We were the people who stood up for the unfashionable end of town. We were the people who stood up for the voters against council ruling groups and senior officers.

I remember doing a survey on council house repairs here in Harborough and being told the next day that the council offices were thronged with people we had encouraged to make complaints. I was proud of that.

Somewhere along the way we have lost much of that spirit. As Peter Sloman reminded us in 2017:
If the party’s sociological heartland is middle-class and cosmopolitan, its geographical heartland lies in the windswept constituencies of the Celtic fringe. It was here that Nonconformist farmers and shopkeepers stuck with the party through the 1940s and 50s, and that the party found it easiest to turn votes into seats during the 1970s and 80s. 
Jo Grimond spent most of the 1959 campaign holed up in his Orkney and Shetland constituency; fifteen years later, Jeremy Thorpe had a cable installed so that he could address press conferences at the National Liberal Club from his seat in Barnstaple. 
From the 1970s onwards, 'community politics' campaigners also established the party as the main challengers to Labour in a string of northern towns and cities hit hard by deindustrialisation. By 2010, the Liberal Democrats ran the council in Liverpool, Sheffield and Hull and had MPs in Bradford, Burnley and Redcar.
I have too much personal nostalgia for the Liberal Party of the 1970s and 80s to be an objective judge, but I do think we need to rediscover what Peter Sloman calls the Liberalism of the left-behind.

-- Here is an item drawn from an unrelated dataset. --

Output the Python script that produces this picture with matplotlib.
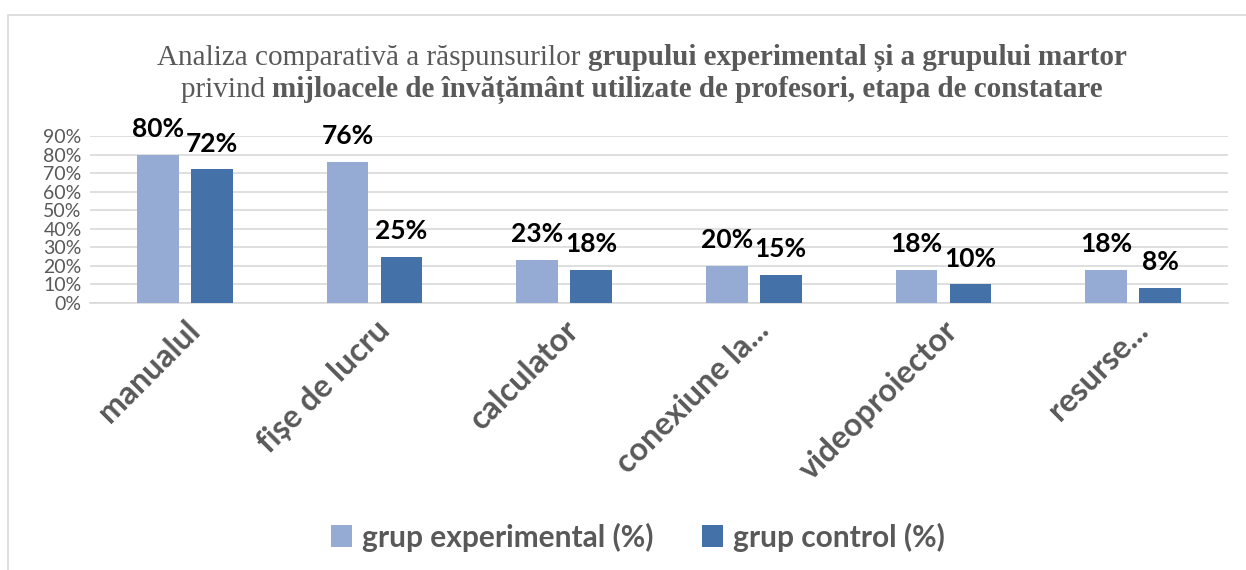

Peter asked me on Twitter yesterday whether I thought the gains made in the West Country by the Lib Dems in May's local election were a sign that we were beginning to win back the support of our former 'left behind' voters.

If they were, Thursdays results there suggest we still have a long way to go.


Anonymous said...

I couldn't agree more Jonathan - but where is the Jo Grimond of today that might lead the party in that direction?

Davey is the only leadership contender with experience and credibility - but for all his personal qualities, he is an Orange Booker at heart. Carmichael has always impressed me with his common sense approach, but he doesn't want it.

With 11 MPs the choice is grim. Maybe time to look for a leader outside Parliament... I wonder if Hugh Grant has time on his hands... he was PM once!

Paul Holmes said...

You missed out running the Council and electing the MP in Chesterfield -but otherwise I agree with you.